Compare that to SWIFT, Vicandi said. “It has a fee in every single step that the money takes and it takes a lot of time to get to its destination.”

One key to that low cost and fast settlement, Nguyen said, is using a next-generation blockchain like Algorand rather than ethereum or bitcoin, which have higher transaction fees and settlement times of 10 minutes and an hour, respectively.

That said, Layer 2 blockchains like Lightning Network that sit on top of them are cutting the costs at least.

Interoperability Is Key

One thing that Nguyen comes back to is his belief that no one type of digital asset will conquer all.

There is room and opportunity for traditional price-floating tokens, dollar-pegged stablecoin and the forthcoming central bank digital currencies (CBDCs) to exist and coexist, he argued.
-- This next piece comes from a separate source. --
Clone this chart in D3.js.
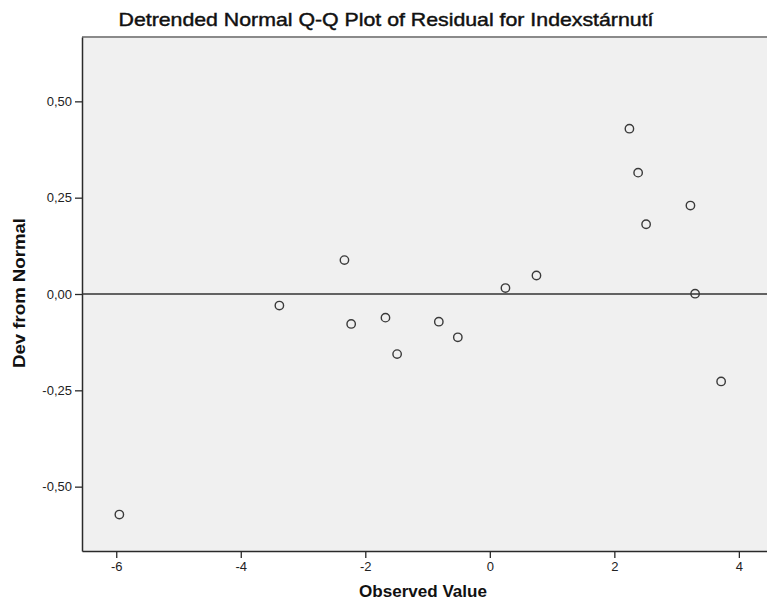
<!DOCTYPE html>
<html>
<head>
<meta charset="utf-8">
<script src="https://cdn.jsdelivr.net/npm/d3@7"></script>
<style>
  html, body { margin: 0; padding: 0; background: #ffffff; }
  svg { display: block; font-family: "Liberation Sans", Arial, sans-serif; }
</style>
</head>
<body>
<svg id="chart" width="767" height="608"></svg>
<script>
// Detrended normal Q-Q residuals: observed value vs. deviation from normal
const observed = [-5.95, -3.38, -2.335, -2.227, -1.676, -1.489, -0.819, -0.514,
                  0.251, 0.749, 2.242, 2.382, 2.51, 3.222, 3.297, 3.715];
const devFromNormal = [-0.5725, -0.030, 0.088, -0.0777, -0.0614, -0.156, -0.0718, -0.1124,
                       0.0155, 0.048, 0.429, 0.315, 0.181, 0.2295, 0.0008, -0.227];

const xTicks = [-6, -4, -2, 0, 2, 4];
const xTickLabels = ["-6", "-4", "-2", "0", "2", "4"];
const yTicks = [-0.5, -0.25, 0, 0.25, 0.5];
const yTickLabels = ["-0,50", "-0,25", "0,00", "0,25", "0,50"];

const titleText = "Detrended Normal Q-Q Plot of Residual for Indexstárnutí";
const xTitle = "Observed Value";
const yTitle = "Dev from Normal";

const svg = d3.select("#chart");
const plot = { left: 82, top: 37, right: 770, bottom: 551 };

const x = d3.scaleLinear().domain([-6.55, 4.5]).range([plot.left, plot.right]);
const y = d3.scaleLinear().domain([-0.667, 0.667]).range([plot.bottom, plot.top]);

// plot background
svg.append("rect")
  .attr("x", plot.left).attr("y", plot.top)
  .attr("width", plot.right - plot.left).attr("height", plot.bottom - plot.top)
  .attr("fill", "#f0f0f0");

// frame: light top edge, dark left and bottom edges
svg.append("line")
  .attr("x1", plot.left).attr("x2", plot.right)
  .attr("y1", plot.top).attr("y2", plot.top)
  .attr("stroke", "#8a8a8a").attr("stroke-width", 2);

// axes
const xAxis = d3.axisBottom(x)
  .tickValues(xTicks)
  .tickFormat((d, i) => xTickLabels[i])
  .tickSize(7).tickPadding(4).tickSizeOuter(0);
const yAxis = d3.axisLeft(y)
  .tickValues(yTicks)
  .tickFormat((d, i) => yTickLabels[i])
  .tickSize(7).tickPadding(3).tickSizeOuter(0);

const gx = svg.append("g")
  .attr("transform", `translate(0,${plot.bottom})`)
  .call(xAxis);
const gy = svg.append("g")
  .attr("transform", `translate(${plot.left},0)`)
  .call(yAxis);

[gx, gy].forEach(g => {
  g.select(".domain").attr("stroke", "#2a2a2a").attr("stroke-width", 1.5);
  g.selectAll(".tick line").attr("stroke", "#2a2a2a").attr("stroke-width", 1.3);
  g.selectAll(".tick text")
    .attr("fill", "#222")
    .style("font-family", "'Liberation Sans', Arial, sans-serif")
    .style("font-size", "13px");
});

// reference line at zero deviation
svg.append("line")
  .attr("x1", plot.left).attr("x2", plot.right)
  .attr("y1", y(0)).attr("y2", y(0))
  .attr("stroke", "#333").attr("stroke-width", 1.6);

// points
svg.append("g")
  .selectAll("circle")
  .data(observed.map((v, i) => [v, devFromNormal[i]]))
  .join("circle")
  .attr("cx", d => x(d[0]))
  .attr("cy", d => y(d[1]))
  .attr("r", 4.2)
  .attr("fill", "none")
  .attr("stroke", "#3a3a3a")
  .attr("stroke-width", 1.4);

// titles
svg.append("text")
  .attr("x", 386).attr("y", 26)
  .attr("text-anchor", "middle")
  .attr("fill", "#111")
  .attr("stroke", "#111")
  .attr("stroke-width", 0.45)
  .attr("textLength", 535)
  .attr("lengthAdjust", "spacingAndGlyphs")
  .style("font-size", "19px")
  .text(titleText);

svg.append("text")
  .attr("x", 423).attr("y", 597)
  .attr("text-anchor", "middle")
  .attr("fill", "#111")
  .attr("textLength", 128)
  .attr("lengthAdjust", "spacingAndGlyphs")
  .style("font-size", "16px")
  .style("font-weight", "bold")
  .text(xTitle);

svg.append("text")
  .attr("transform", `translate(25,${293}) rotate(-90)`)
  .attr("text-anchor", "middle")
  .attr("fill", "#111")
  .attr("textLength", 150)
  .attr("lengthAdjust", "spacingAndGlyphs")
  .style("font-size", "16px")
  .style("font-weight", "bold")
  .text(yTitle);
</script>
</body>
</html>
What that means, Nguyen added, is that there is a need for cross-chain payment rails that can let digital assets pass between many different blockchains’ native tokens, to stablecoins and CBDCs, and possibly to future types of cryptocurrencies.

Just as the banking system today can move fiat from one country to another, there needs to be a better system for converting from fiat to stablecoins and back, and between stablecoins native to specific blockchains.

“That is a critical component to getting this off the ground, because we can’t force senders and receivers to adopt one stablecoin or one blockchain because consumers want choice,” Nguyen said. “Interoperability is a critical component.”

Taking the example of Circle’s USD Coin (USDC), there are versions on nine blockchains and Circle will add five more early next year, and it does have a method for exchanging value between chains. But other cryptocurrencies have had a huge amount of trouble with cross-chain bridge platforms designed to facilitate cross-chain payments. The vast majority of the $3.1 billion stolen in crypto hacks this year was taken from cross-chain bridges, which have become a favorite with thieves.

CBDCs Welcome

The same applies to central bank digital currencies, which are under investigation or development in more than 100 countries representing 95% of the world’s GDP. While launching a digital dollar is still a question mark, China’s digital yuan is ready to go and there is strong support in the EU, among others.

Interoperability between CBDCs and stablecoins is another necessary component, Nguyen said. In this, he agrees with U.S. Comptroller of the Currency Michael Hsu who in April argued that both types of digital asset must be compatible with each other as well as others like them.

“We don’t see islands drawn around digital assets, which means bitcoin and ether, stablecoins and CBDCs,” Nguyen said. “Those three need to be able to move seamlessly across each other. As a matter of fact, fiat, digital assets, stablecoins and CBDCs, all four of those need to be interoperable.”

Any currency on earth, he said, should be convertible to any other.

What’s Next

A big part of that means putting the technological infrastructure for interoperability in place.

“Money’s a good indicator of where the innovation is happening,” Vicandi said. “Not always, but it tends to be. And pretty much all the money right now is going to infrastructure in interoperability — connections, new Layer 2s. Very little money is going to real-life use cases.”

The next stage, he said, is to take that infrastructure and “create a use case, simplify the interface, simplify the UX so that can access a wider audience. It’s still very early days.”

Another area that needs work is building the “monitoring tools to help regulators and payment operations team operate better,” Nguyen added. “In the fiat world today, we have extensive tools for anti-fraud and so forth. Similar tools like that need to also be developed and deployed in the blockchain.”